Well, here we go again.
“The strategy here is to use a non-threatening, liberal value — ‘transparency’ — to force ideological actors to undergo public scrutiny,” Rufo said.
Rufo's Manhattan Institute and the Goldwater Institute, whipped up sample legislation that various states have been following, and we're seeing these bills pop up everywhere. They're mostly identical to this one out in Utah or the one that got vetoed in Pennsylvania.
It's an odd time to be pushing such a thing; thanks to technology, classrooms are more transparent than ever, with learning platforms like Google Classroom putting every piece of daily work in a classroom on display where any parent can see it. And of course transparency is important; I have not met in my lifetime a teacher whose position was, "Nobody can ever know what we do in here." Because teachers do their work with students, and expecting students to keep the workings of a classroom secret is just as foolish. Also, teachers and schools have a responsibility to the taxpayers that pay the bills.
But all of that is only important in a good faith discussion about transparency, and that's not what's happening right now. Reading through dozens of accounts of these bills and the rhetoric pushing them, I find two groups emerging.
Group one consists of the people who are just certain that Evil Teachers and their Commie Union are secretly practicing all sorts of nasty indoctrination on students that they are bent on covering up, and only by forcing transparency will we be able to catch these evil doers and put a stop to them. As Rufo put it, "With curriculum transparency, every parent in the country can become an investigative reporter and expose any school that promotes racialist abuse." Do note the use of the word "abuse," which is also used in plenty of the anti-crt report-your-teacher-to-the-state laws out there (eg Virginia).

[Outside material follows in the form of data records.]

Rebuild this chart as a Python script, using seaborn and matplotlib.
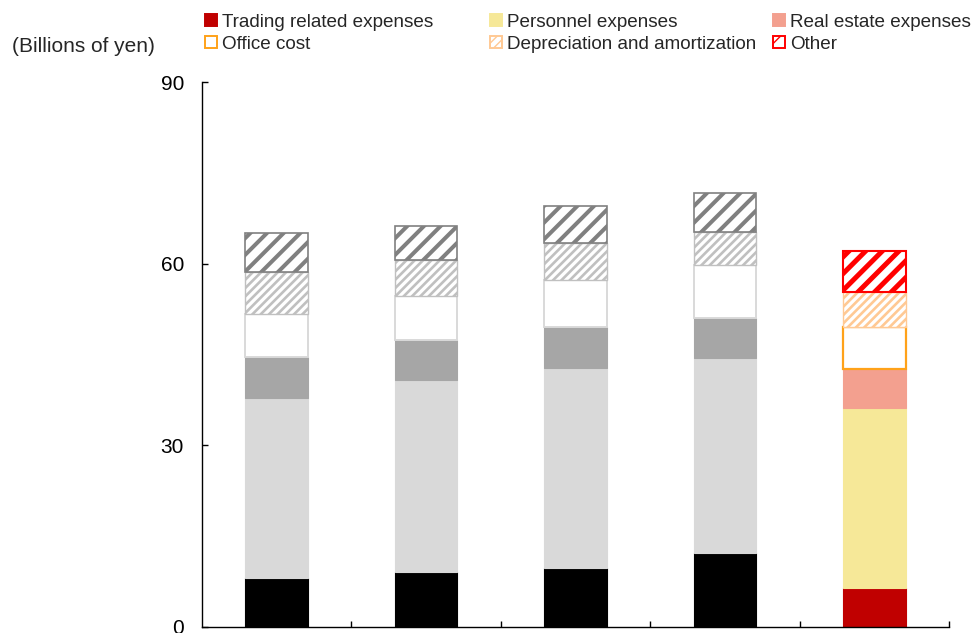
import matplotlib
matplotlib.use("Agg")
import matplotlib.pyplot as plt
from matplotlib.patches import Patch
import seaborn as sns

# values (billions of yen), bottom -> top
periods = ["P1", "P2", "P3", "P4", "P5"]
trading = [8.1, 9.1, 9.8, 12.2, 6.4]
personnel = [29.7, 31.7, 32.9, 32.2, 29.8]
real_estate = [6.8, 6.6, 6.8, 6.7, 6.4]
office = [7.1, 7.3, 7.8, 8.6, 6.9]
depreciation = [7.0, 5.9, 6.1, 5.6, 5.8]
other = [6.4, 5.6, 6.2, 6.3, 6.8]

labels = ["Trading related expenses", "Personnel expenses", "Real estate expenses",
          "Office cost", "Depreciation and amortization", "Other"]
layers = [trading, personnel, real_estate, office, depreciation, other]

# style of the first four (grey) bars and the highlighted last bar
grey = [
    dict(fc="#000000", ec="#000000", hatch=None, lw=0.8, hlw=1.0),
    dict(fc="#D9D9D9", ec="#D9D9D9", hatch=None, lw=0.8, hlw=1.0),
    dict(fc="#A6A6A6", ec="#A6A6A6", hatch=None, lw=0.8, hlw=1.0),
    dict(fc="white", ec="#D9D9D9", hatch=None, lw=1.4, hlw=1.0),
    dict(fc="white", ec="#C0C0C0", hatch="////", lw=1.0, hlw=1.9),
    dict(fc="white", ec="#808080", hatch="//", lw=1.2, hlw=2.9),
]
colour = [
    dict(fc="#C00000", ec="#C00000", hatch=None, lw=0.8, hlw=1.0),
    dict(fc="#F6E898", ec="#F6E898", hatch=None, lw=0.8, hlw=1.0),
    dict(fc="#F3A08F", ec="#F3A08F", hatch=None, lw=0.8, hlw=1.0),
    dict(fc="white", ec="#FFA219", hatch=None, lw=1.6, hlw=1.0),
    dict(fc="white", ec="#FFC994", hatch="////", lw=1.0, hlw=1.9),
    dict(fc="white", ec="#FF0000", hatch="//", lw=1.5, hlw=3.6),
]

sns.set_theme(style="ticks")
plt.rcParams["font.family"] = ["Liberation Sans", "DejaVu Sans"]

fig = plt.figure(figsize=(9.72, 6.33), dpi=100)
ax = fig.add_axes([202 / 972, 6 / 633, 747 / 972, 545 / 633])

bottom = [0.0] * len(periods)
for vals, gs, cs in zip(layers, grey, colour):
    with plt.rc_context({"hatch.linewidth": gs["hlw"]}):
        sns.barplot(x=periods, y=vals, bottom=bottom, width=0.42, color=gs["fc"],
                    edgecolor=gs["ec"], linewidth=gs["lw"], hatch=gs["hatch"],
                    errorbar=None, ax=ax)
    bars = ax.containers[-1]
    for i, bar in enumerate(bars):
        st = cs if i == len(periods) - 1 else gs
        bar.set_facecolor(st["fc"])
        bar.set_edgecolor(st["ec"])
        bar.set_linewidth(st["lw"])
        bar.set_hatch(st["hatch"])
        if hasattr(bar, "set_hatch_linewidth"):
            bar.set_hatch_linewidth(st["hlw"])
    bottom = [b + v for b, v in zip(bottom, vals)]

ax.set_xlim(-0.5, len(periods) - 0.5)
ax.set_ylim(0, 90)
ax.set_yticks([0, 30, 60, 90])
ax.set_xticks([i + 0.5 for i in range(len(periods))])
ax.set_xticklabels([])
ax.set_xlabel("")
ax.set_ylabel("")
ax.tick_params(axis="y", direction="in", length=4.5, width=1, labelsize=15, pad=13, colors="black")
ax.tick_params(axis="x", direction="in", length=4.5, width=1, colors="black")
for side in ["top", "right"]:
    ax.spines[side].set_visible(False)
for side in ["left", "bottom"]:
    ax.spines[side].set_color("black")
    ax.spines[side].set_linewidth(1.0)

fig.text(12 / 972, 1 - 46 / 633, "(Billions of yen)", fontsize=15, va="center", ha="left")

# legend: three columns of two entries
handles = []
for st in colour:
    h = Patch(facecolor=st["fc"], edgecolor=st["ec"], hatch=st["hatch"], linewidth=1.4)
    if st["hatch"] and hasattr(h, "set_hatch_linewidth"):
        h.set_hatch_linewidth(st["hlw"] * 0.6)
    handles.append(h)
col_x = [205, 490, 773]
for c in range(3):
    idx = [c, c + 3]
    fig.legend([handles[i] for i in idx], [labels[i] for i in idx],
               loc="upper left", bbox_to_anchor=(col_x[c] / 972, 1 - 14 / 633),
               frameon=False, fontsize=13.6, handlelength=0.62, handleheight=0.62,
               handletextpad=0.28, labelspacing=0.25, borderpad=0, borderaxespad=0)

fig.savefig("out.png", dpi=100)
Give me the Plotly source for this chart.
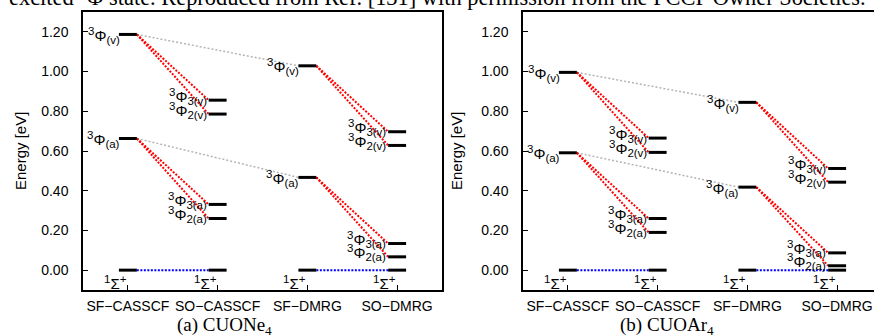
import plotly.graph_objects as go

# ---------------- data ----------------
categories = ["SF−CASSCF", "SO−CASSCF", "SF−DMRG", "SO−DMRG"]
y_tick_values = [0.0, 0.2, 0.4, 0.6, 0.8, 1.0, 1.2]

# SF columns: [1Σ+, 3Φ(a), 3Φ(v)]
# SO columns: [1Σ+, 3Φ2(a), 3Φ3(a), 3Φ2(v), 3Φ3(v)]
cuone4_sf_casscf = [0.000, 0.663, 1.187]
cuone4_so_casscf = [0.000, 0.260, 0.331, 0.786, 0.856]
cuone4_sf_dmrg = [0.000, 0.467, 1.029]
cuone4_so_dmrg = [0.000, 0.067, 0.134, 0.628, 0.697]

cuoar4_sf_casscf = [0.000, 0.591, 0.996]
cuoar4_so_casscf = [0.000, 0.190, 0.260, 0.593, 0.665]
cuoar4_sf_dmrg = [0.000, 0.418, 0.845]
cuoar4_so_dmrg = [0.000, 0.022, 0.087, 0.443, 0.512]

sf_labels = ["(a)", "(v)"]
so_labels = ["2(a)", "3(a)", "2(v)", "3(v)"]
panel_captions = ["(a) CUONe<sub>4</sub>", "(b) CUOAr<sub>4</sub>"]
header_text = ("excited <sup>3</sup>Φ state. Reproduced from Ref. [131] with "
               "permission from the PCCP Owner Societies.")

# ---------------- layout geometry ----------------
W, H = 874, 335
HW = 0.1  # half width of an energy level
SANS = "Liberation Sans, Arial, sans-serif"
SERIF = "Liberation Serif, Times New Roman, serif"

left_px = (83, 442)
right_px = (523, 874)
plot_top, plot_bot = 12, 290
unit_px = (left_px[1] - left_px[0]) / 4.0

fig = go.Figure()


def small(t):
    return "<span style='font-size:11.5px'>%s</span>" % t


def phi_label(tag):
    return "<sup>%s</sup>Φ<sub>%s</sub>" % (small("3"), small(tag))


def sigma_label():
    return "<sup>%s</sup>Σ<sup>%s</sup>" % (small("1"), small("+"))


def add_panel(xr, yr, sf_cas, so_cas, sf_dm, so_dm):
    gx, gy, rx, ry, bx, by, lx, ly = [], [], [], [], [], [], [], []
    for i in (1, 2):
        gx += [1 + HW, 3 - HW, None]
        gy += [sf_cas[i], sf_dm[i], None]
    for sf_pos, sf, so in ((1, sf_cas, so_cas), (3, sf_dm, so_dm)):
        so_pos = sf_pos + 1
        bx += [sf_pos + HW, so_pos - HW, None]
        by += [sf[0], so[0], None]
        for i_sf, i_so in ((1, 1), (1, 2), (2, 3), (2, 4)):
            rx += [sf_pos + HW, so_pos - HW, None]
            ry += [sf[i_sf], so[i_so], None]
    for pos, col in zip((1, 2, 3, 4), (sf_cas, so_cas, sf_dm, so_dm)):
        for v in col:
            lx += [pos - HW, pos + HW, None]
            ly += [v, v, None]
    common = dict(mode="lines", xaxis=xr, yaxis=yr, hoverinfo="skip", showlegend=False)
    fig.add_trace(go.Scatter(x=gx, y=gy, line=dict(color="#b4b4b4", width=1.5, dash="2px,2px"), **common))
    fig.add_trace(go.Scatter(x=rx, y=ry, line=dict(color="#ff0000", width=2, dash="2px,1.5px"), **common))
    fig.add_trace(go.Scatter(x=bx, y=by, line=dict(color="#0000ff", width=2, dash="2px,1.5px"), **common))
    fig.add_trace(go.Scatter(x=lx, y=ly, line=dict(color="black", width=3), **common))

    font = dict(family=SANS, size=15, color="black")
    for pos, col in ((1, sf_cas), (3, sf_dm)):
        for v, tag in zip(col[1:], sf_labels):
            fig.add_annotation(x=pos - HW, y=v, xref=xr, yref=yr, text=phi_label(tag),
                               showarrow=False, xanchor="right", yanchor="middle", xshift=3, yshift=-1, font=font)
    for pos, col in ((2, so_cas), (4, so_dm)):
        for v, tag in zip(col[1:], so_labels):
            fig.add_annotation(x=pos - HW, y=v, xref=xr, yref=yr, text=phi_label(tag),
                               showarrow=False, xanchor="right", yanchor="middle", xshift=0, yshift=4, font=font)
    for pos, col in zip((1, 2, 3, 4), (sf_cas, so_cas, sf_dm, so_dm)):
        fig.add_annotation(x=pos, y=col[0], xref=xr, yref=yr, text=sigma_label(),
                           showarrow=False, xanchor="right", yanchor="top", xshift=1, yshift=-1, font=font)


add_panel("x", "y", cuone4_sf_casscf, cuone4_so_casscf, cuone4_sf_dmrg, cuone4_so_dmrg)
add_panel("x2", "y2", cuoar4_sf_casscf, cuoar4_so_casscf, cuoar4_sf_dmrg, cuoar4_so_dmrg)

ydom = [(H - plot_bot) / H, (H - plot_top) / H]
axis_common = dict(showgrid=False, zeroline=False, showline=True, linecolor="black", linewidth=1.5,
                   ticks="inside", ticklen=5, tickwidth=1.2, tickcolor="black",
                   tickfont=dict(family=SANS, size=14, color="black"))
right_range_max = 0.5 + (right_px[1] - right_px[0]) / unit_px

fig.update_layout(
    width=W, height=H, margin=dict(l=0, r=0, t=0, b=0),
    paper_bgcolor="white", plot_bgcolor="white", showlegend=False, hovermode=False,
    xaxis=dict(domain=[left_px[0] / W, left_px[1] / W], range=[0.5, 4.5], anchor="y",
               tickvals=[1, 2, 3, 4], ticktext=categories, mirror=True, ticklabelstandoff=2, **axis_common),
    yaxis=dict(domain=ydom, range=[-0.1, 1.3], anchor="x", tickvals=y_tick_values, tickformat=".2f",
               mirror=True, ticklabelstandoff=10, **axis_common),
    xaxis2=dict(domain=[right_px[0] / W, 1.0], range=[0.5, right_range_max], anchor="y2",
                tickvals=[1, 2, 3, 4], ticktext=categories, mirror=True, ticklabelstandoff=2, **axis_common),
    yaxis2=dict(domain=ydom, range=[-0.1, 1.3], anchor="x2", tickvals=y_tick_values, tickformat=".2f",
                mirror=False, ticklabelstandoff=10, **axis_common),
)

# axis titles
for xp in (20, 456):
    fig.add_annotation(x=xp / W, y=(H - 151) / H, xref="paper", yref="paper", text="Energy [eV]",
                       textangle=-90, showarrow=False, xanchor="center", yanchor="middle",
                       font=dict(family=SANS, size=15, color="black"))
# panel captions
for xp, cap in zip((224, 667), panel_captions):
    fig.add_annotation(x=xp / W, y=(H - 326) / H, xref="paper", yref="paper", text=cap,
                       showarrow=False, xanchor="center", yanchor="middle",
                       font=dict(family=SERIF, size=19, color="black"))
# cropped header text
fig.add_annotation(x=437 / W, y=1 + 4 / H, xref="paper", yref="paper", text=header_text,
                   showarrow=False, xanchor="center", yanchor="middle",
                   font=dict(family=SERIF, size=22.4, color="black"))

fig.write_html("out.html", config={"displayModeBar": False},
               post_script="document.body.style.margin='0px';document.body.style.overflow='hidden';")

(Rick Egan/Salt Lake Tribune) Doesn't she look happy? President of Utah Parents United |
Group two consists of folks from the old education disruptors crowd. The pandemic has been a great time for some of them; think of all the years they wanted to manufacture an education crisis, all the work that went into boosting high stakes testing in order to manufacture proof that schools were in crisis and collapse, and now COVID comes along and hands them the disaster they always wanted. Everyone is stretched thin and tense an overtuned banjo, so you just come along and pluck on some parents and trot out time-honored classics about how schools are going to steal your children's minds, and boom-- you've got chaos and destruction even more compelling than a hurricane.
I'll add the usual caveat--not all reformsters. I'll remain convinced that there are people in that crowd with a sincere concern about public education. And yes, there are probably some people in there with a sincere concern about school transparency. But right now they are all taking a back seat to folks who believe that, as Ron Johnson observed, it's not society's responsibility to take care of Other People's Children. Education should be an open marketplace where folks are free to make money however they can, and parents fend for themselves without the government backing them up, protecting them, or giving them more than an ever-shrinking token payment to cover expenses. To achieve that dream, first the current version of public education must be swept away, so anything that sows chaos, distrust, and destruction, is a welcome tool.
Is there a worthwhile, even important, conversation to have about transparency in education? Absolutely--important and never-ending. But the conversation that's being forced on education right now is not that conversation. This is just more chaos and confusion, one more tool for dismantling the public education system. This is a conversation that won't even produce any useful transparency beyond what we already have. It'll just give teachers one more reason to feel piled on, distrusted, accused, and burdened with time-wasting baloney, and it won't matter if some get fed up and quit, because for some folks, anything that further busts up public education is a win.